We started out talking about the last production, the money, and how to divide it. The people from the Bocas thought that 50% of the sheets produced from there should go to the people who collected them. I suggested that that might be unfair because making the fiber into paper was much more work. They also felt that people who collected fiber that we couldn’t use because of the quality of the bark and the {icone?} element should also be paid. I explained that that would be complicated and unfair because Benjamin had collected a ton of Higueron which we couldn’t use; to pay the people of this community and not pay Benjamin was not possible. Nobody wanted Benjamin to get a share, so the issue was resolved. In the end, the community said I could speak for them in the meeting in Centro Providencia, and they would accept what I decided was fair. We will see how that works out.

Next we talked about the development plan for paper. Oscar started talking about what GAIA would do, how they would start a fund for the Bocas to use to develop it. They wanted money for the construction of the house. Like I had done in Centro, Oscar explained that GAIA wouldn’t go for that. They asked about C.S., thinking that paper project would follow the same course of development. We explained that C.S. is no longer supporting the project and that GAIA was now funding it. After much discussion, Bocas accepted GAIA’s proposition that they build the house without salaries. But workers would be able to order some goods for their work (fish hooks, machetes, etc).

I said that I would return in October-November to start teaching the community. They would have the house ready by then. The meeting ended well. One problem I see in the future is that José wants to be in charge of the project, and doesn’t get along with Isaak or others. Isaak is ultimately in charge but José will also have power.

Oscar and I talked in the moonlight, after the meeting, about what to do in Bella Vista. It’s a problem community. Most of the people have left and the ones that remain can’t stand working with Benjamin.

February 18, 1995 (Saturday)

We got up late, 7:30am, and had a leisurely breakfast while waiting for the papers to dry on the plywood. We finally left about 11:30am and arrived at Bella Vista at 2:00, after first stopping at Raimundo’s, Herman’s father, new maloca which isn’t yet quite finished. Nice maloca. I asked him to make me some coca and offered to give him a pack of cigarettes.

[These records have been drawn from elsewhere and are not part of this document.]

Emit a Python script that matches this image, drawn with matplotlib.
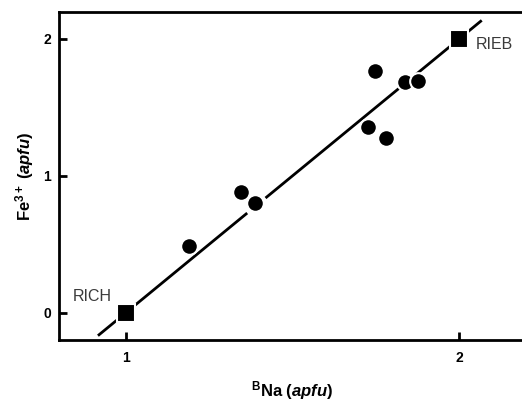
import matplotlib
matplotlib.use('Agg')
import matplotlib.pyplot as plt
import numpy as np

plt.rcParams['font.family'] = ['Liberation Sans', 'DejaVu Sans']
plt.rcParams['mathtext.fontset'] = 'custom'
plt.rcParams['mathtext.rm'] = 'Liberation Sans:bold'
plt.rcParams['mathtext.it'] = 'Liberation Sans:bold:italic'
plt.rcParams['mathtext.bf'] = 'Liberation Sans:bold'

# measured amphiboles
na_b = [1.19, 1.344, 1.386, 1.727, 1.749, 1.781, 1.839, 1.878]
fe3 = [0.488, 0.883, 0.802, 1.359, 1.768, 1.276, 1.683, 1.693]

# end members
end_names = ['RICH', 'RIEB']
end_na = [1.0, 2.0]
end_fe = [0.0, 2.0]

# 1:2 substitution line (drawn in two pieces, gap as in the original)
line_pieces = [(0.916, 1.364), (1.419, 2.068)]

fig = plt.figure(figsize=(5.22, 4.01), dpi=100)
ax = fig.add_axes([0.1136, 0.152, 0.8935, 0.819])

for x0, x1 in line_pieces:
    lx = np.array([x0, x1])
    ax.plot(lx, 2 * (lx - 1), color='black', lw=2.0, zorder=2, solid_capstyle='butt')
ax.plot(na_b, fe3, 'o', color='black', ms=12, mec='white', mew=1.5, zorder=3)
ax.plot(end_na, end_fe, 's', color='black', ms=12.5, mec='white', mew=1.5, zorder=3)

ax.text(end_na[0] - 0.16, end_fe[0] + 0.12, end_names[0], fontsize=11.5,
        color='#3a3a3a', ha='left', va='center')
ax.text(end_na[1] + 0.05, end_fe[1] - 0.04, end_names[1], fontsize=11.5,
        color='#3a3a3a', ha='left', va='center')

ax.set_xlim(0.8, 2.2)
ax.set_ylim(-0.2, 2.2)
ax.set_xticks([1, 2])
ax.set_yticks([0, 1, 2])
ax.tick_params(direction='in', length=6, width=2, labelsize=10)
ax.tick_params(axis='x', pad=8)
ax.tick_params(axis='y', pad=6)
for lab in ax.get_xticklabels() + ax.get_yticklabels():
    lab.set_fontweight('bold')
for s in ax.spines.values():
    s.set_linewidth(2)

ax.set_xlabel(r'$^{\mathrm{B}}$Na ($\mathit{apfu}$)', fontsize=12, fontweight='bold', labelpad=10)
ax.set_ylabel(r'Fe$^{\mathrm{3+}}$ ($\mathit{apfu}$)', fontsize=12, fontweight='bold', labelpad=5)

fig.savefig('out.png', dpi=100)
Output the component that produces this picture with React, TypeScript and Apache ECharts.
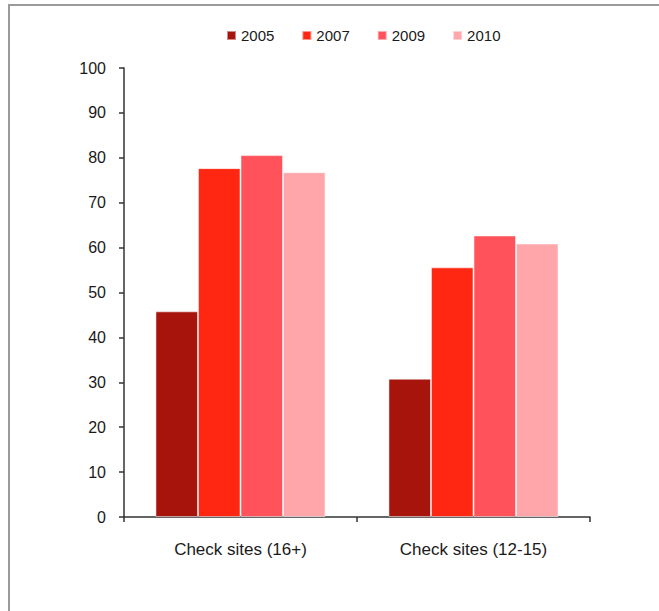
import React, { useEffect, useRef } from "react";
import * as echarts from "echarts";

const categories = ["Check sites (16+)", "Check sites (12-15)"];
const seriesNames = ["2005", "2007", "2009", "2010"];
const values2005 = [45.8, 30.8];
const values2007 = [77.7, 55.6];
const values2009 = [80.6, 62.7];
const values2010 = [76.8, 60.9];
const seriesColors = ["#a6140c", "#ff2612", "#ff525a", "#ffa6ab"];
const yTicks = { min: 0, max: 100, interval: 10 };

const FONT = "'Liberation Sans', Arial, sans-serif";

export default function App() {
  const ref = useRef<HTMLDivElement>(null);
  useEffect(() => {
    if (!ref.current) return;
    const chart = echarts.init(ref.current, undefined, { renderer: "svg" });
    const allValues = [values2005, values2007, values2009, values2010];
    chart.setOption({
      animation: false,
      backgroundColor: "#ffffff",
      textStyle: { fontFamily: FONT },
      graphic: [
        {
          type: "rect",
          shape: { x: 9, y: 5, width: 1000, height: 1000 },
          style: { fill: "none", stroke: "#9a9a9a", lineWidth: 2 },
          silent: true,
        },
      ],
      legend: {
        left: 221,
        top: 23,
        itemWidth: 9,
        itemHeight: 9,
        itemGap: 27,
        icon: "rect",
        textStyle: { fontSize: 15, color: "#1a1a1a", fontFamily: FONT },
        data: seriesNames,
      },
      grid: { left: 124, right: 69, top: 68, bottom: 94, containLabel: false },
      xAxis: {
        type: "category",
        data: categories,
        axisLine: { show: true, lineStyle: { color: "#333333", width: 1.5 } },
        axisTick: { show: true, length: 5, lineStyle: { color: "#333333", width: 1.5 } },
        axisLabel: { fontSize: 17, color: "#1a1a1a", margin: 24, fontFamily: FONT },
      },
      yAxis: {
        type: "value",
        min: yTicks.min,
        max: yTicks.max,
        interval: yTicks.interval,
        splitLine: { show: false },
        axisLine: { show: true, lineStyle: { color: "#333333", width: 1.5 } },
        axisTick: { show: true, length: 5, lineStyle: { color: "#333333", width: 1.5 } },
        axisLabel: { fontSize: 16, color: "#1a1a1a", margin: 18, fontFamily: FONT },
      },
      series: seriesNames.map((name, i) => ({
        name,
        type: "bar",
        data: allValues[i],
        barGap: "0%",
        barCategoryGap: "27%",
        itemStyle: {
          color: seriesColors[i],
          borderColor: "rgba(255,255,255,0.5)",
          borderWidth: 1,
        },
      })),
    });
    return () => chart.dispose();
  }, []);
  return (
    <div
      ref={ref}
      style={{ position: "fixed", left: 0, top: 0, width: 659, height: 611 }}
    />
  );
}
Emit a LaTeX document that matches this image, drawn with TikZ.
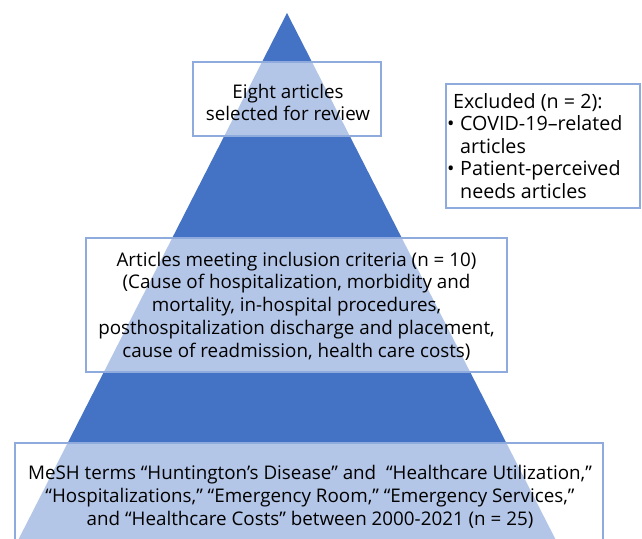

We next went to Benjamin’s, having to pass some rapids and a series of rocks and beaches. The river is very low. Benjamin wasn’t there, even though he agreed to be here to meet us on this date. This resolved the problem of having to confront him about not doing paper demonstrations here or starting a project in the near future.

February 19, 1995 (Sunday)

[When I go up, one pack cigs to Amanda for coca] Left Bella Vista at 11:00 after looking at boat upriver opened very well.